Leipold led the Bulls to a 10-2 record this season. Leipold is in his fourth season leading the Buffalo program and has the Bulls in the Marathon MAC Football Championship Game for the first time since 2008.  Leipold has led the program to its first 10-win season in school history. The Bulls were bowl eligible for the second consecutive season as the program’s win total has increased from two wins in 2016, six wins in 2017 and 10 wins in 2018. The ten wins are the most a Buffalo team has won in a season since joining the FBS ranks in 1999.

2018 Mountain West Awards

MOUNTAIN WEST CONFERENCE

DEFENSIVE PLAYER OF THE YEAR: JEFFREY ALLISON, FRESNO STATE

Allison has declared for the 2019 NFL draft.

Allison had a break-out year in 2017, emerging as one of the key players in Fresno State’s dramatic turnaround with 126 tackles, 5.5 tackles for loss in 2017, two sacks and two forced fumbles.

He followed that performance by becoming the Mountain West Conference’s Defensive Player of the Year this fall, leading the Bulldogs to their first conference championship since 2013 with 132 tackles, six tackles for loss and two interceptions.

OFFENSIVE PLAYER OF THE YEAR: BRETT RYPIEN, BOISE STATE

Rypein etched his name into the Mountain West history books in 2018, becoming the conference’s all-time leader in passing yards (13,456), completions (1,021), and 300-yard games (21). He eclipsed San Diego State’s Ryan Lindley’s (2008-11) yardage and completion marks of 12,690 and 961, respectively, on Nov. 9 against Fresno State, and passed BYU’s Max Hall for most 300-yard performances Nov. 24 against Utah State.

SPECIAL TEAMS PLAYER OF THE YEAR: COOPER ROTHE, WYOMING

Rothe, the reigning MW Special Teams Player of the Week, leads the nation in field-goal percentage (94.1) and point-after percentage (100.0). Rothe made his first 15 field goals this season and 18 in a row dating back to last season — the longest streak in the nation at the time — before his lone miss against San Jose State on Nov. 3.

A Lou Groza Award finalist, Rothe has connected on 88.6 percent of his field goals (31 of 35) over the last two seasons.

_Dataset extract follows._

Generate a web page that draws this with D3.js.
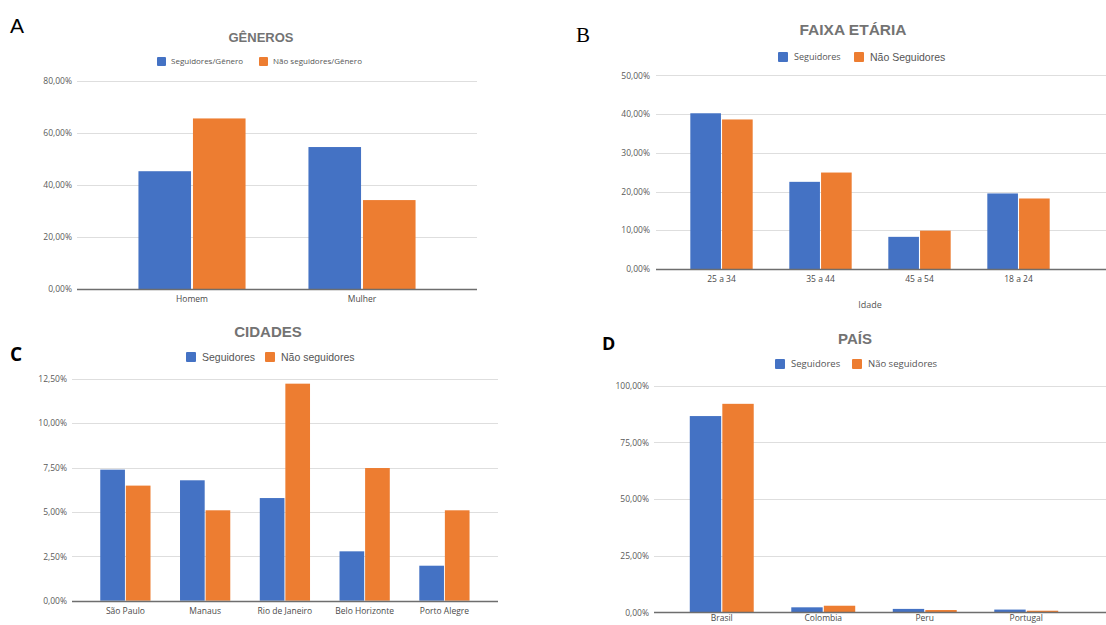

He is the first Wyoming player to win either an offensive, defensive or special teams postseason player of the year award since the Mountain West began in 1999.

FRESHMAN OF THE YEAR: TOA TAUA, NEVADA

In the Mountain West, Taua led all freshmen in total rushing yards and rushing yards per game (68.0) and is ranked fifth in the league in rushing yards per carry (5.23) among all classes.

Taua is tied for fifth on the team with 20 receptions for 194 yards and a touchdown. The former Brave also completed four passes for 93 yards on the season, including a 73-yard touchdown pass against Portland State on Aug. 31.

COACH OF THE YEAR: MATT WELLS, UTAH STATE

After going 44-34 at Utah State, Wells has recenlty been named the new head coach at Texas Tech.

Wells, who was also named the Mountain West Coach of the Year in 2013, is the first coach in school history to earn multiple coach of the year honors. Overall, he is one of just five coaches in school history to be so honored as by the Big West Conference.

Wells is also just the fifth coach in conference history to be named the Mountain West Coach of the Year multiple times, joining Colorado State’s Sonny Lubick (1999, 2000), New Mexico and San Diego State’s Rocky Long (2002, 2012, 2015), Utah’s Urban Meyer (2003, 2004) and TCU’s Gary Patterson (2005, 2009).

2018 AAC Awards

AMERICAN ATHLETIC CONFERENCE

DEFENSIVE PLAYER OF THE YEAR: NATE HARVEY, EAST CAROLINA

Harvey enjoyed a breakout season as a senior at ECU in 2018.
Photo: ECU Athletics

Harvey enjoyed a breakout season as a senior at ECU in 2018 after spending last season primarily on special teams. Harvey, ECU’s starting right defensive end, finished third nationally in tackles for loss with 25.5. However, he finished first in tackles for loss per game with 2.1.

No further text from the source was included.